### Description of the task
Skip the pictures. Reproduce all other material exactly.
◆ ◆ ◆ ◆ ◆
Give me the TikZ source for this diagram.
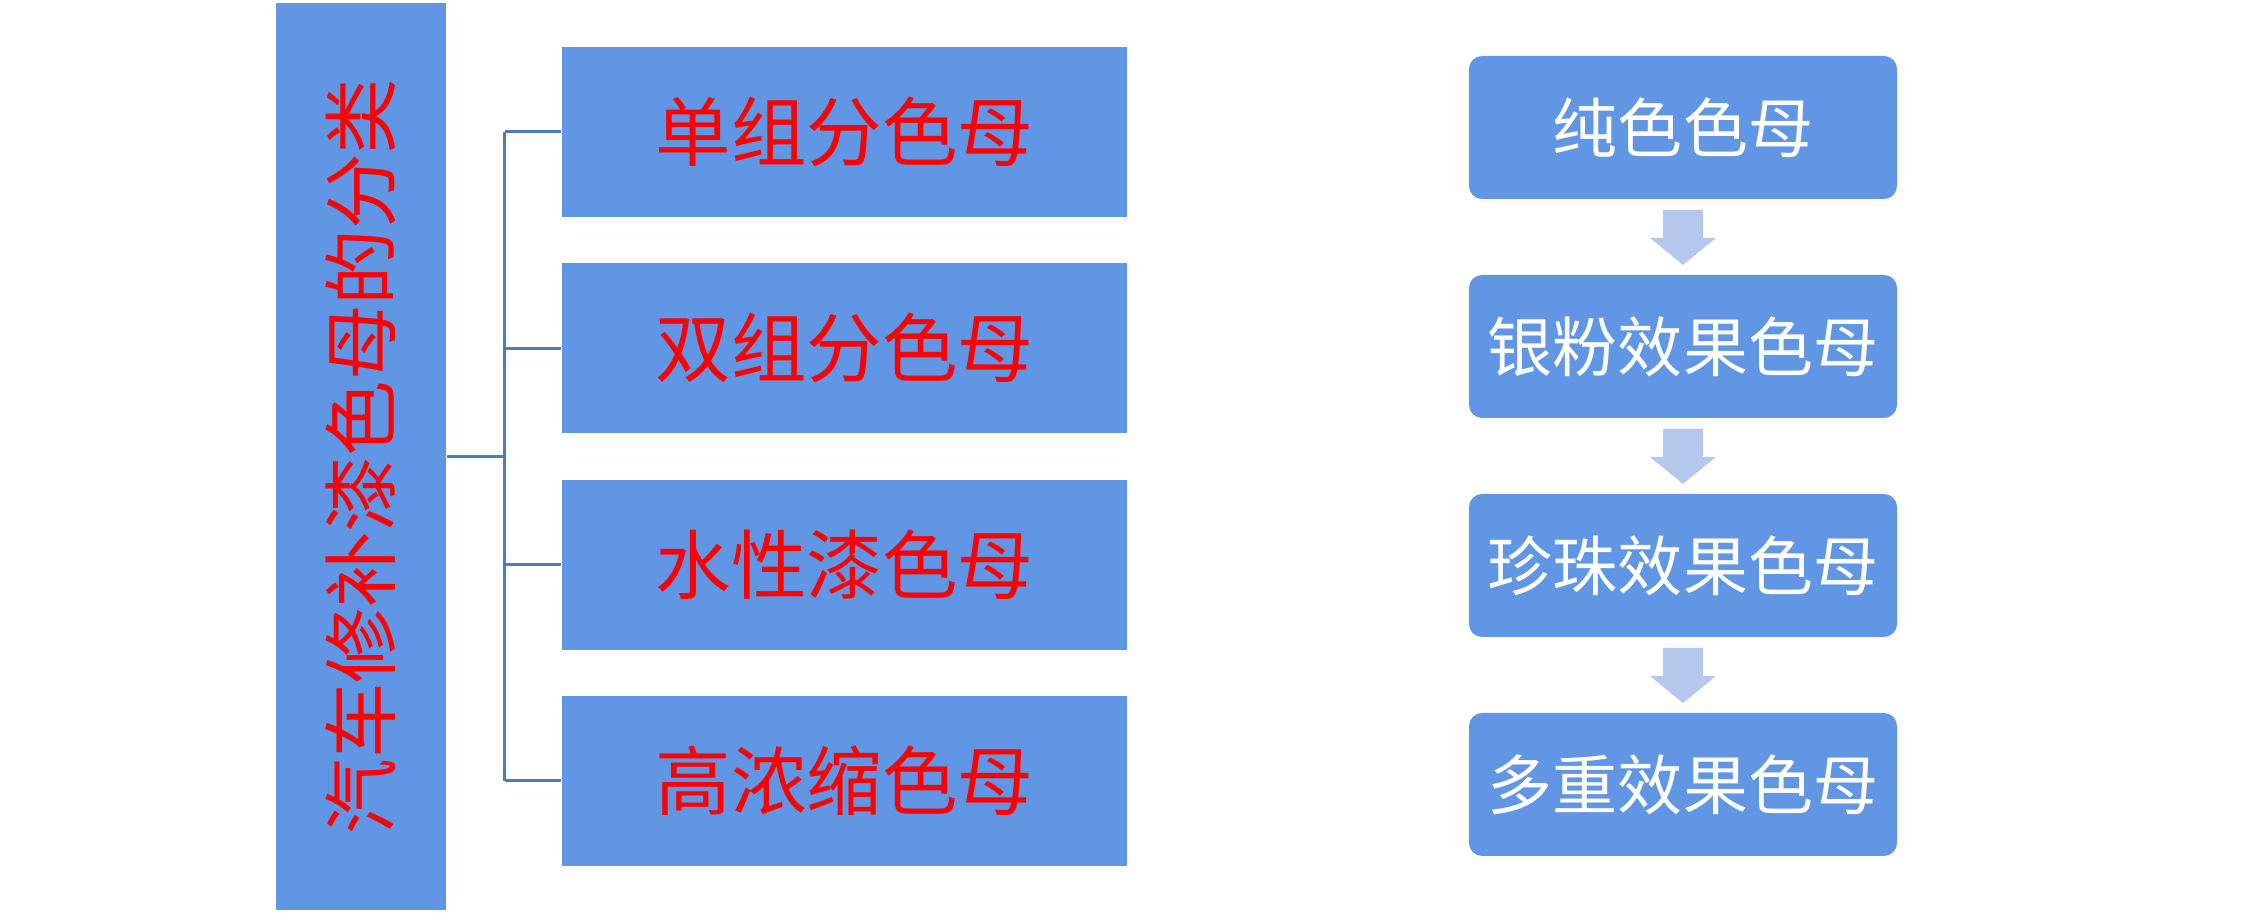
\documentclass[tikz,border=0pt]{standalone}
\usepackage{fontspec}
\newfontfamily\cjk{Noto Sans CJK SC}
\usetikzlibrary{positioning, calc}
\definecolor{boxblue}{RGB}{96,150,228}
\definecolor{arrowblue}{RGB}{180,199,236}
\definecolor{linkblue}{RGB}{79,122,191}

\begin{document}
\begin{tikzpicture}
    \tikzstyle{kind}=[rectangle,fill=boxblue,inner sep=0pt,minimum width=5.65cm,minimum height=1.70cm,text=red,font=\cjk\fontsize{21.5}{26}\selectfont]
    \tikzstyle{stage}=[rectangle,rounded corners=0.13cm,fill=boxblue,inner sep=0pt,minimum width=4.28cm,minimum height=1.43cm,text=white,font=\cjk\fontsize{18.5}{22}\selectfont]
    \tikzstyle{link}=[draw=linkblue,line width=0.85pt]

    \useasboundingbox (0,0) rectangle (22.54,9.13);

    \node (t)[rectangle,fill=boxblue,rotate=90,inner sep=0pt,minimum width=9.07cm,minimum height=1.70cm,text=red,font=\cjk\fontsize{21.5}{26}\selectfont] at (3.61,4.565) {汽车修补漆色母的分类};

    \node (a)[kind] at (8.445,7.81) {单组分色母};
    \node (b)[kind] at (8.445,5.647) {双组分色母};
    \node (c)[kind] at (8.445,3.483) {水性漆色母};
    \node (d)[kind] at (8.445,1.32) {高浓缩色母};

    \node (p)[stage] at (16.83,7.855) {纯色色母};
    \node (q)[stage] at (16.83,5.665) {银粉效果色母};
    \node (r)[stage] at (16.83,3.475) {珍珠效果色母};
    \node (s)[stage] at (16.83,1.285) {多重效果色母};

    \coordinate (j) at (5.045,4.57);
    \draw[link] (t.south) -- (j |- t.south);
    \draw[link] (j |- a.west) -- (j |- d.west);
    \foreach \n in {a,b,c,d}
        \draw[link] (j |- \n.west) -- (\n.west);

    \foreach \u/\v in {p/q,q/r,r/s}{
        \coordinate (m) at ($(\u.south)!0.5!(\v.north)$);
        \fill[arrowblue] ($(m)+(-0.20,0.27)$) -- ($(m)+(0.20,0.27)$) -- ($(m)+(0.20,-0.01)$) -- ($(m)+(0.33,-0.01)$)
            -- ($(m)+(0,-0.28)$) -- ($(m)+(-0.33,-0.01)$) -- ($(m)+(-0.20,-0.01)$) -- cycle;
    }
\end{tikzpicture}
\end{document}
◆ ◆ ◆ ◆ ◆
### Task solution
Give me the TikZ source for this diagram.
\documentclass[tikz,border=0pt]{standalone}
\usepackage{fontspec}
\newfontfamily\cjk{Noto Sans CJK SC}
\usetikzlibrary{positioning, calc}
\definecolor{boxblue}{RGB}{96,150,228}
\definecolor{arrowblue}{RGB}{180,199,236}
\definecolor{linkblue}{RGB}{79,122,191}

\begin{document}
\begin{tikzpicture}
    \tikzstyle{kind}=[rectangle,fill=boxblue,inner sep=0pt,minimum width=5.65cm,minimum height=1.70cm,text=red,font=\cjk\fontsize{21.5}{26}\selectfont]
    \tikzstyle{stage}=[rectangle,rounded corners=0.13cm,fill=boxblue,inner sep=0pt,minimum width=4.28cm,minimum height=1.43cm,text=white,font=\cjk\fontsize{18.5}{22}\selectfont]
    \tikzstyle{link}=[draw=linkblue,line width=0.85pt]

    \useasboundingbox (0,0) rectangle (22.54,9.13);

    \node (t)[rectangle,fill=boxblue,rotate=90,inner sep=0pt,minimum width=9.07cm,minimum height=1.70cm,text=red,font=\cjk\fontsize{21.5}{26}\selectfont] at (3.61,4.565) {汽车修补漆色母的分类};

    \node (a)[kind] at (8.445,7.81) {单组分色母};
    \node (b)[kind] at (8.445,5.647) {双组分色母};
    \node (c)[kind] at (8.445,3.483) {水性漆色母};
    \node (d)[kind] at (8.445,1.32) {高浓缩色母};

    \node (p)[stage] at (16.83,7.855) {纯色色母};
    \node (q)[stage] at (16.83,5.665) {银粉效果色母};
    \node (r)[stage] at (16.83,3.475) {珍珠效果色母};
    \node (s)[stage] at (16.83,1.285) {多重效果色母};

    \coordinate (j) at (5.045,4.57);
    \draw[link] (t.south) -- (j |- t.south);
    \draw[link] (j |- a.west) -- (j |- d.west);
    \foreach \n in {a,b,c,d}
        \draw[link] (j |- \n.west) -- (\n.west);

    \foreach \u/\v in {p/q,q/r,r/s}{
        \coordinate (m) at ($(\u.south)!0.5!(\v.north)$);
        \fill[arrowblue] ($(m)+(-0.20,0.27)$) -- ($(m)+(0.20,0.27)$) -- ($(m)+(0.20,-0.01)$) -- ($(m)+(0.33,-0.01)$)
            -- ($(m)+(0,-0.28)$) -- ($(m)+(-0.33,-0.01)$) -- ($(m)+(-0.20,-0.01)$) -- cycle;
    }
\end{tikzpicture}
\end{document}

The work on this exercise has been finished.